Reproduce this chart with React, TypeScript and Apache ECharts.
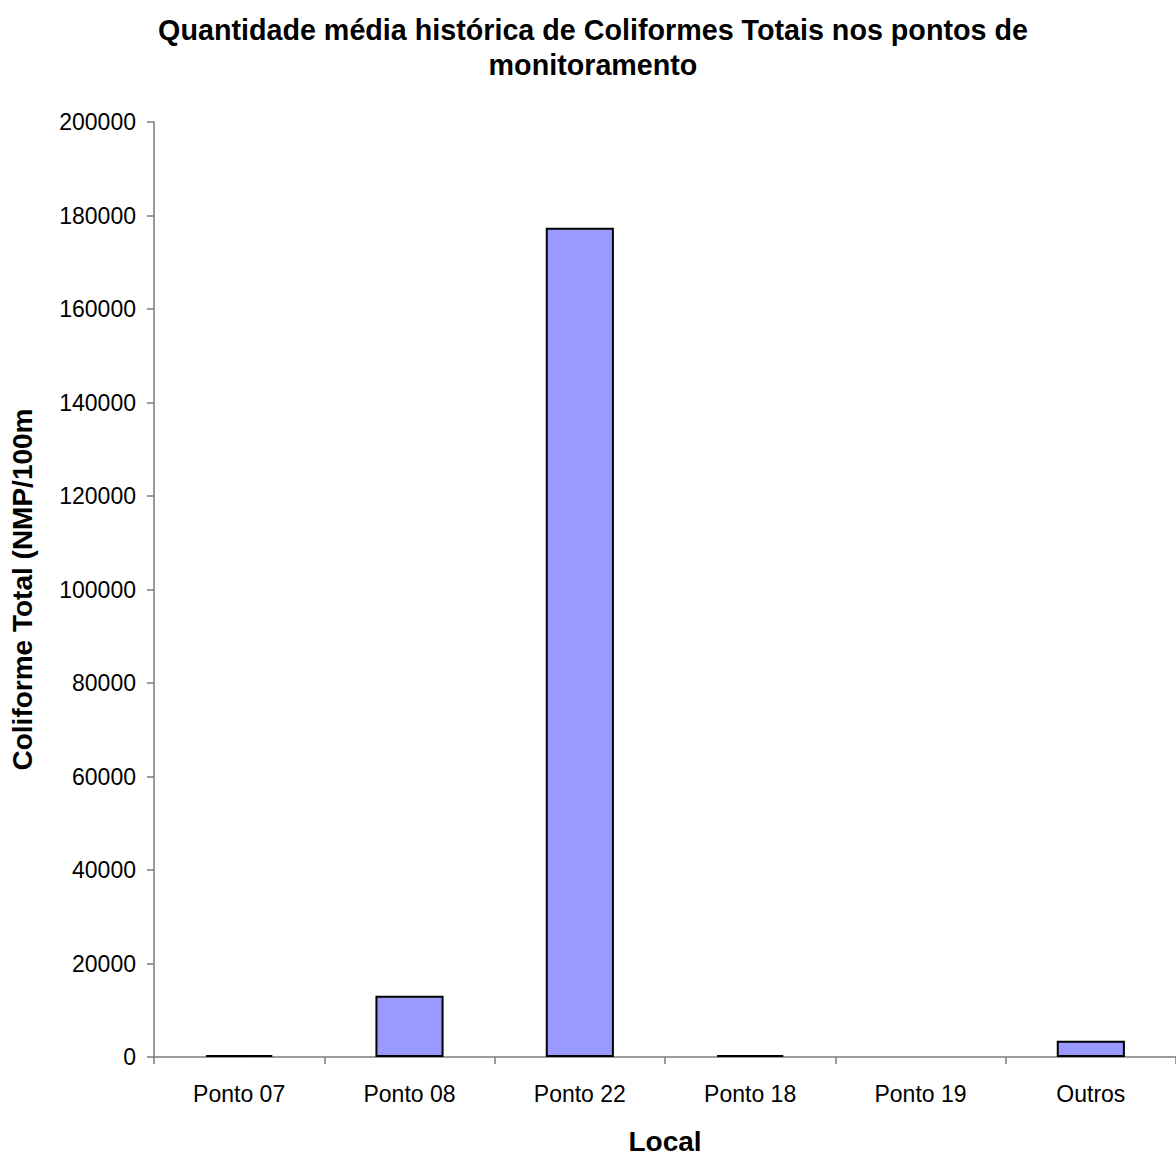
import React, { useEffect, useRef } from "react";
import * as echarts from "echarts";

// Sampling points and their historical mean total coliform counts
const categories = ["Ponto 07", "Ponto 08", "Ponto 22", "Ponto 18", "Ponto 19", "Outros"];
const coliformMeans = [400, 13100, 177400, 400, 0, 3500];
const yTicks = { min: 0, max: 200000, interval: 20000 };

const titleText = "Quantidade média histórica de Coliformes Totais nos pontos de\nmonitoramento";
const yAxisName = "Coliforme Total (NMP/100m";
const xAxisName = "Local";

const FONT = "Arial, 'Liberation Sans', Helvetica, sans-serif";

export default function App() {
  const ref = useRef<HTMLDivElement>(null);

  useEffect(() => {
    if (!ref.current) return;
    const chart = echarts.init(ref.current, undefined, { renderer: "svg" });
    // a zero mean leaves no visible bar outline
    const barData = coliformMeans.map((v) =>
      v === 0 ? { value: v, itemStyle: { borderWidth: 0 } } : v
    );
    chart.setOption({
      animation: false,
      backgroundColor: "#ffffff",
      textStyle: { fontFamily: FONT },
      title: {
        text: titleText,
        left: 588,
        top: 7,
        textAlign: "center",
        textStyle: {
          fontFamily: FONT,
          fontSize: 28.7,
          fontWeight: "bold",
          color: "#000",
          lineHeight: 35,
        },
      },
      grid: { left: 154, right: -9, top: 122, bottom: 96, containLabel: false },
      xAxis: {
        type: "category",
        data: categories,
        name: xAxisName,
        nameLocation: "middle",
        nameGap: 70,
        nameTextStyle: { fontFamily: FONT, fontSize: 28, fontWeight: "bold", color: "#000" },
        axisLine: { lineStyle: { color: "#7a7a7a", width: 1.5 } },
        axisTick: { show: true, length: 7, alignWithLabel: false, lineStyle: { color: "#7a7a7a", width: 1.5 } },
        axisLabel: { fontFamily: FONT, fontSize: 23, color: "#000", margin: 25 },
        splitLine: { show: false },
      },
      yAxis: {
        type: "value",
        min: yTicks.min,
        max: yTicks.max,
        interval: yTicks.interval,
        name: yAxisName,
        nameLocation: "middle",
        nameRotate: 90,
        nameGap: 118,
        nameTextStyle: { fontFamily: FONT, fontSize: 28, fontWeight: "bold", color: "#000" },
        axisLine: { show: true, lineStyle: { color: "#7a7a7a", width: 1.5 } },
        axisTick: { show: true, length: 7, lineStyle: { color: "#7a7a7a", width: 1.5 } },
        axisLabel: {
          fontFamily: FONT,
          fontSize: 23,
          color: "#000",
          margin: 18,
          formatter: (v: number) => String(v),
        },
        splitLine: { show: false },
      },
      series: [
        {
          type: "bar",
          data: barData,
          barCategoryGap: "60%",
          itemStyle: { color: "#9999ff", borderColor: "#000", borderWidth: 2 },
        },
      ],
    });
    return () => chart.dispose();
  }, []);

  return (
    <div
      ref={ref}
      style={{ position: "absolute", left: 0, top: 0, width: 1176, height: 1160 }}
    />
  );
}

■ ■ ■ ■ ■ ■ ■

● **Requirement**:
Please take the lines from the beginning of the data above through the line holding "import * as" and transcribe them exactly, without any pictures.

● **Written answer**:
Reproduce this chart with React, TypeScript and Apache ECharts.
import React, { useEffect, useRef } from "react";
import * as echarts from "echarts";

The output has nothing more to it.